What the task asks
Below are the records; reproduce all of them exactly but without any images.

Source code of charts
-.-.-

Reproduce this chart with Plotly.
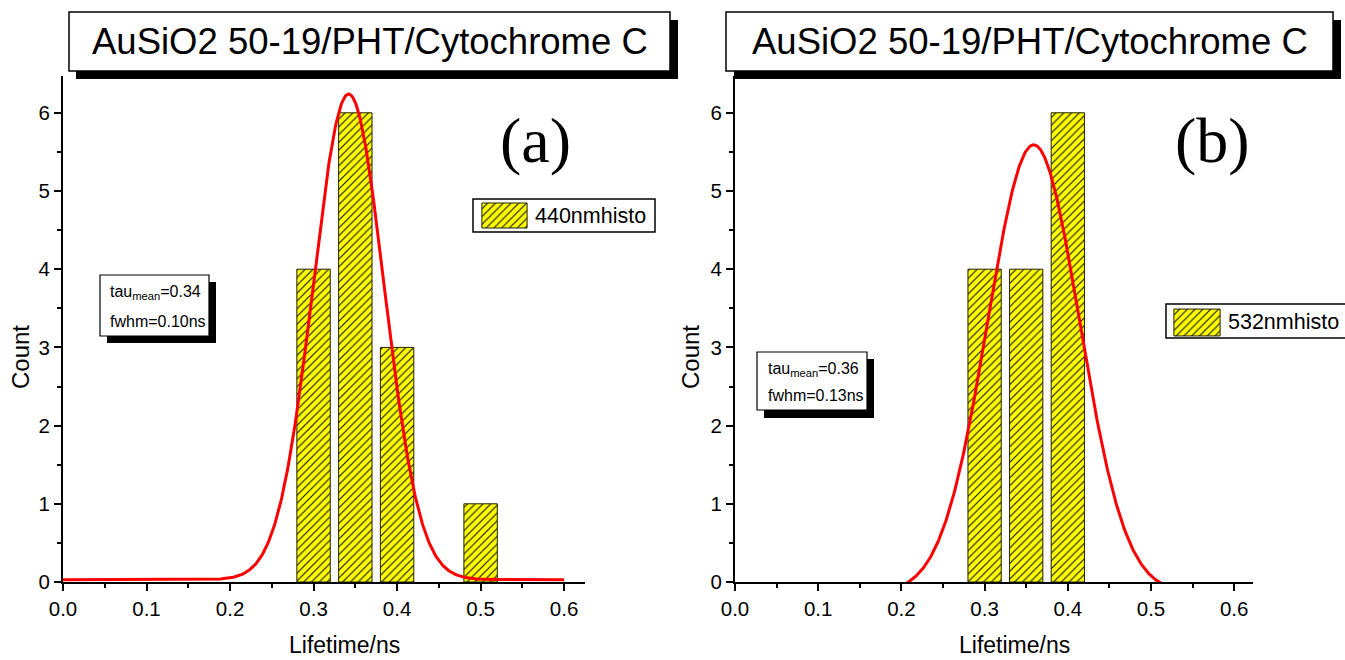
import numpy as np
import plotly.graph_objects as go

W, H = 1345, 660

# ---------------- data ----------------
title_text = "AuSiO2 50-19/PHT/Cytochrome C"

# panel (a): 440 nm lifetime histogram
bins_a = [0.30, 0.35, 0.40, 0.50]
counts_a = [4, 6, 3, 1]
label_a = "440nmhisto"
stats_a = ["tau<sub>mean</sub>=0.34", "fwhm=0.10ns"]

# panel (b): 532 nm lifetime histogram
bins_b = [0.30, 0.35, 0.40]
counts_b = [4, 4, 6]
label_b = "532nmhisto"
stats_b = ["tau<sub>mean</sub>=0.36", "fwhm=0.13ns"]

bar_width = 0.04

# Gaussian fit parameters: offset, amplitude, centre, FWHM
fit_a = dict(y0=0.03, A=6.21, xc=0.342, fwhm=0.100)
fit_b = dict(y0=-0.14, A=5.73, xc=0.359, fwhm=0.130)
fit_span = (0.0, 0.6)

legend_key = [1]

x_tickvals = [0.0, 0.1, 0.2, 0.3, 0.4, 0.5, 0.6]
y_tickvals = [0, 1, 2, 3, 4, 5, 6]

FONT = "Arial, Liberation Sans, sans-serif"


def gauss(p, x):
    return p["y0"] + p["A"] * np.exp(-4 * np.log(2) * (x - p["xc"]) ** 2 / p["fwhm"] ** 2)


def px(x):
    return x / W


def py(y):
    return 1 - y / H


fig = go.Figure()

pattern = dict(shape="/", fgcolor="black", bgcolor="#FFFF00", size=5.5, solidity=0.18)
bar_marker = dict(color="#FFFF00", line=dict(color="#202000", width=1), pattern=pattern)

xfit = np.linspace(fit_span[0], fit_span[1], 601)

for i, (bins, counts, fit) in enumerate([(bins_a, counts_a, fit_a), (bins_b, counts_b, fit_b)]):
    xa = "x" if i == 0 else "x2"
    ya = "y" if i == 0 else "y2"
    fig.add_trace(go.Bar(x=bins, y=counts, width=[bar_width] * len(bins), marker=bar_marker,
                         xaxis=xa, yaxis=ya, showlegend=False, hoverinfo="x+y"))
    fig.add_trace(go.Scatter(x=xfit, y=gauss(fit, xfit), mode="lines",
                             line=dict(color="#FF0000", width=3), xaxis=xa, yaxis=ya,
                             showlegend=False, hoverinfo="skip"))

# legend keys drawn in small auxiliary axes
for xa, ya in [("x3", "y3"), ("x4", "y4")]:
    fig.add_trace(go.Bar(x=[0], y=legend_key, width=[1], marker=bar_marker,
                         xaxis=xa, yaxis=ya, showlegend=False, hoverinfo="skip"))

axis_common = dict(showline=True, linecolor="black", linewidth=2, mirror=False,
                   ticks="outside", ticklen=7, tickwidth=1.5, tickcolor="black",
                   showgrid=False, zeroline=False, automargin=False,
                   tickfont=dict(family=FONT, size=20.5, color="black"))

xminor = dict(dtick=0.05, ticks="outside", ticklen=4, tickwidth=1.5, tickcolor="black", showgrid=False)
yminor = dict(dtick=0.5, ticks="outside", ticklen=4, tickwidth=1.5, tickcolor="black", showgrid=False)

y_dom = [py(582), py(76)]
y_rng = [0, (582 - 76) / 78.2]

hidden = dict(visible=False, automargin=False, showgrid=False, zeroline=False)

fig.update_layout(
    template="none",
    width=W, height=H, margin=dict(l=0, r=0, t=0, b=0, pad=0, autoexpand=False),
    paper_bgcolor="white", plot_bgcolor="rgba(0,0,0,0)",
    showlegend=False,
    xaxis=dict(domain=[px(63), px(585)], range=[0, 0.625], tickvals=x_tickvals, tickformat=".1f",
               minor=xminor, anchor="y", **axis_common),
    yaxis=dict(domain=y_dom, range=y_rng, tickvals=y_tickvals, minor=yminor, anchor="x",
               **axis_common),
    xaxis2=dict(domain=[px(735), px(1252.5)], range=[0, 0.622], tickvals=x_tickvals, tickformat=".1f",
                minor=xminor, anchor="y2", **axis_common),
    yaxis2=dict(domain=y_dom, range=y_rng, tickvals=y_tickvals, minor=yminor, anchor="x2",
                **axis_common),
    xaxis3=dict(domain=[px(481), px(528)], range=[-0.52, 0.52], anchor="y3", **hidden),
    yaxis3=dict(domain=[py(229), py(202)], range=[-0.04, 1.04], anchor="x3", **hidden),
    xaxis4=dict(domain=[px(1173), px(1221)], range=[-0.52, 0.52], anchor="y4", **hidden),
    yaxis4=dict(domain=[py(337), py(308)], range=[-0.04, 1.04], anchor="x4", **hidden),
)

shapes = []


def rect(x0, y0, x1, y1, fill, lw=0, layer="above"):
    d = dict(type="rect", xref="paper", yref="paper", x0=px(x0), x1=px(x1), y0=py(y1), y1=py(y0),
             fillcolor=fill, layer=layer, line=dict(color="black", width=lw))
    shapes.append(d)


# title boxes with shadow
rect(76, 20, 678, 79, "black")
rect(69, 12, 670, 71, "white", 1.5)
rect(734, 20, 1341, 79, "black")
rect(726, 12, 1333, 71, "white", 1.5)

# stats boxes with shadow
rect(107, 282, 216, 343, "black")
rect(100, 275, 209, 336, "white", 1.2)
rect(764, 359, 874, 418, "black")
rect(757, 352, 867, 410, "white", 1.2)

# legend boxes
rect(473, 199, 655, 232, "white", 1.5, layer="below")
rect(1166, 304, 1350, 338, "white", 1.5, layer="below")

fig.update_layout(shapes=shapes)

ann = []


def text(x, y, s, size, family=FONT, xanchor="center", textangle=0):
    ann.append(dict(x=px(x), y=py(y), xref="paper", yref="paper", text=s, showarrow=False,
                    xanchor=xanchor, yanchor="middle", textangle=textangle,
                    font=dict(family=family, size=size, color="black")))


text(369.5, 42, title_text, 36.5)
text(1029.5, 42, title_text, 36.5)

text(535, 140, "(a)", 64, family="Times New Roman, Liberation Serif, serif")
text(1212, 140, "(b)", 64, family="Times New Roman, Liberation Serif, serif")

text(108, 292, stats_a[0], 16, xanchor="left")
text(108, 321, stats_a[1], 16, xanchor="left")
text(766, 369, stats_b[0], 16, xanchor="left")
text(766, 395, stats_b[1], 16, xanchor="left")

text(533, 216, label_a, 21.5, xanchor="left")
text(1226, 322, label_b, 21.5, xanchor="left")

text(344, 645, "Lifetime/ns", 23)
text(1014, 645, "Lifetime/ns", 23)
text(20, 357, "Count", 24, textangle=-90)
text(690, 357, "Count", 24, textangle=-90)

fig.update_layout(annotations=ann)

fig.write_html("out.html")
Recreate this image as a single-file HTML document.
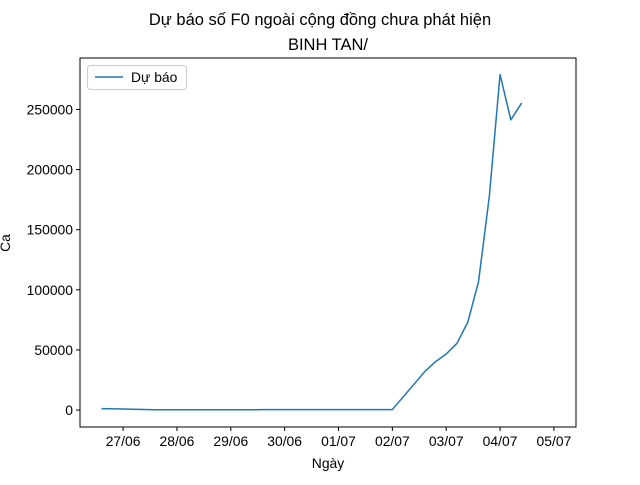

-.-.-

Response
Reproduce this chart with Plotly.
import numpy as np
import plotly.graph_objects as go

W, H = 1345, 660

# ---------------- data ----------------
title_text = "AuSiO2 50-19/PHT/Cytochrome C"

# panel (a): 440 nm lifetime histogram
bins_a = [0.30, 0.35, 0.40, 0.50]
counts_a = [4, 6, 3, 1]
label_a = "440nmhisto"
stats_a = ["tau<sub>mean</sub>=0.34", "fwhm=0.10ns"]

# panel (b): 532 nm lifetime histogram
bins_b = [0.30, 0.35, 0.40]
counts_b = [4, 4, 6]
label_b = "532nmhisto"
stats_b = ["tau<sub>mean</sub>=0.36", "fwhm=0.13ns"]

bar_width = 0.04

# Gaussian fit parameters: offset, amplitude, centre, FWHM
fit_a = dict(y0=0.03, A=6.21, xc=0.342, fwhm=0.100)
fit_b = dict(y0=-0.14, A=5.73, xc=0.359, fwhm=0.130)
fit_span = (0.0, 0.6)

legend_key = [1]

x_tickvals = [0.0, 0.1, 0.2, 0.3, 0.4, 0.5, 0.6]
y_tickvals = [0, 1, 2, 3, 4, 5, 6]

FONT = "Arial, Liberation Sans, sans-serif"


def gauss(p, x):
    return p["y0"] + p["A"] * np.exp(-4 * np.log(2) * (x - p["xc"]) ** 2 / p["fwhm"] ** 2)


def px(x):
    return x / W


def py(y):
    return 1 - y / H


fig = go.Figure()

pattern = dict(shape="/", fgcolor="black", bgcolor="#FFFF00", size=5.5, solidity=0.18)
bar_marker = dict(color="#FFFF00", line=dict(color="#202000", width=1), pattern=pattern)

xfit = np.linspace(fit_span[0], fit_span[1], 601)

for i, (bins, counts, fit) in enumerate([(bins_a, counts_a, fit_a), (bins_b, counts_b, fit_b)]):
    xa = "x" if i == 0 else "x2"
    ya = "y" if i == 0 else "y2"
    fig.add_trace(go.Bar(x=bins, y=counts, width=[bar_width] * len(bins), marker=bar_marker,
                         xaxis=xa, yaxis=ya, showlegend=False, hoverinfo="x+y"))
    fig.add_trace(go.Scatter(x=xfit, y=gauss(fit, xfit), mode="lines",
                             line=dict(color="#FF0000", width=3), xaxis=xa, yaxis=ya,
                             showlegend=False, hoverinfo="skip"))

# legend keys drawn in small auxiliary axes
for xa, ya in [("x3", "y3"), ("x4", "y4")]:
    fig.add_trace(go.Bar(x=[0], y=legend_key, width=[1], marker=bar_marker,
                         xaxis=xa, yaxis=ya, showlegend=False, hoverinfo="skip"))

axis_common = dict(showline=True, linecolor="black", linewidth=2, mirror=False,
                   ticks="outside", ticklen=7, tickwidth=1.5, tickcolor="black",
                   showgrid=False, zeroline=False, automargin=False,
                   tickfont=dict(family=FONT, size=20.5, color="black"))

xminor = dict(dtick=0.05, ticks="outside", ticklen=4, tickwidth=1.5, tickcolor="black", showgrid=False)
yminor = dict(dtick=0.5, ticks="outside", ticklen=4, tickwidth=1.5, tickcolor="black", showgrid=False)

y_dom = [py(582), py(76)]
y_rng = [0, (582 - 76) / 78.2]

hidden = dict(visible=False, automargin=False, showgrid=False, zeroline=False)

fig.update_layout(
    template="none",
    width=W, height=H, margin=dict(l=0, r=0, t=0, b=0, pad=0, autoexpand=False),
    paper_bgcolor="white", plot_bgcolor="rgba(0,0,0,0)",
    showlegend=False,
    xaxis=dict(domain=[px(63), px(585)], range=[0, 0.625], tickvals=x_tickvals, tickformat=".1f",
               minor=xminor, anchor="y", **axis_common),
    yaxis=dict(domain=y_dom, range=y_rng, tickvals=y_tickvals, minor=yminor, anchor="x",
               **axis_common),
    xaxis2=dict(domain=[px(735), px(1252.5)], range=[0, 0.622], tickvals=x_tickvals, tickformat=".1f",
                minor=xminor, anchor="y2", **axis_common),
    yaxis2=dict(domain=y_dom, range=y_rng, tickvals=y_tickvals, minor=yminor, anchor="x2",
                **axis_common),
    xaxis3=dict(domain=[px(481), px(528)], range=[-0.52, 0.52], anchor="y3", **hidden),
    yaxis3=dict(domain=[py(229), py(202)], range=[-0.04, 1.04], anchor="x3", **hidden),
    xaxis4=dict(domain=[px(1173), px(1221)], range=[-0.52, 0.52], anchor="y4", **hidden),
    yaxis4=dict(domain=[py(337), py(308)], range=[-0.04, 1.04], anchor="x4", **hidden),
)

shapes = []


def rect(x0, y0, x1, y1, fill, lw=0, layer="above"):
    d = dict(type="rect", xref="paper", yref="paper", x0=px(x0), x1=px(x1), y0=py(y1), y1=py(y0),
             fillcolor=fill, layer=layer, line=dict(color="black", width=lw))
    shapes.append(d)


# title boxes with shadow
rect(76, 20, 678, 79, "black")
rect(69, 12, 670, 71, "white", 1.5)
rect(734, 20, 1341, 79, "black")
rect(726, 12, 1333, 71, "white", 1.5)

# stats boxes with shadow
rect(107, 282, 216, 343, "black")
rect(100, 275, 209, 336, "white", 1.2)
rect(764, 359, 874, 418, "black")
rect(757, 352, 867, 410, "white", 1.2)

# legend boxes
rect(473, 199, 655, 232, "white", 1.5, layer="below")
rect(1166, 304, 1350, 338, "white", 1.5, layer="below")

fig.update_layout(shapes=shapes)

ann = []


def text(x, y, s, size, family=FONT, xanchor="center", textangle=0):
    ann.append(dict(x=px(x), y=py(y), xref="paper", yref="paper", text=s, showarrow=False,
                    xanchor=xanchor, yanchor="middle", textangle=textangle,
                    font=dict(family=family, size=size, color="black")))


text(369.5, 42, title_text, 36.5)
text(1029.5, 42, title_text, 36.5)

text(535, 140, "(a)", 64, family="Times New Roman, Liberation Serif, serif")
text(1212, 140, "(b)", 64, family="Times New Roman, Liberation Serif, serif")

text(108, 292, stats_a[0], 16, xanchor="left")
text(108, 321, stats_a[1], 16, xanchor="left")
text(766, 369, stats_b[0], 16, xanchor="left")
text(766, 395, stats_b[1], 16, xanchor="left")

text(533, 216, label_a, 21.5, xanchor="left")
text(1226, 322, label_b, 21.5, xanchor="left")

text(344, 645, "Lifetime/ns", 23)
text(1014, 645, "Lifetime/ns", 23)
text(20, 357, "Count", 24, textangle=-90)
text(690, 357, "Count", 24, textangle=-90)

fig.update_layout(annotations=ann)

fig.write_html("out.html")
Recreate this image as a single-file HTML document.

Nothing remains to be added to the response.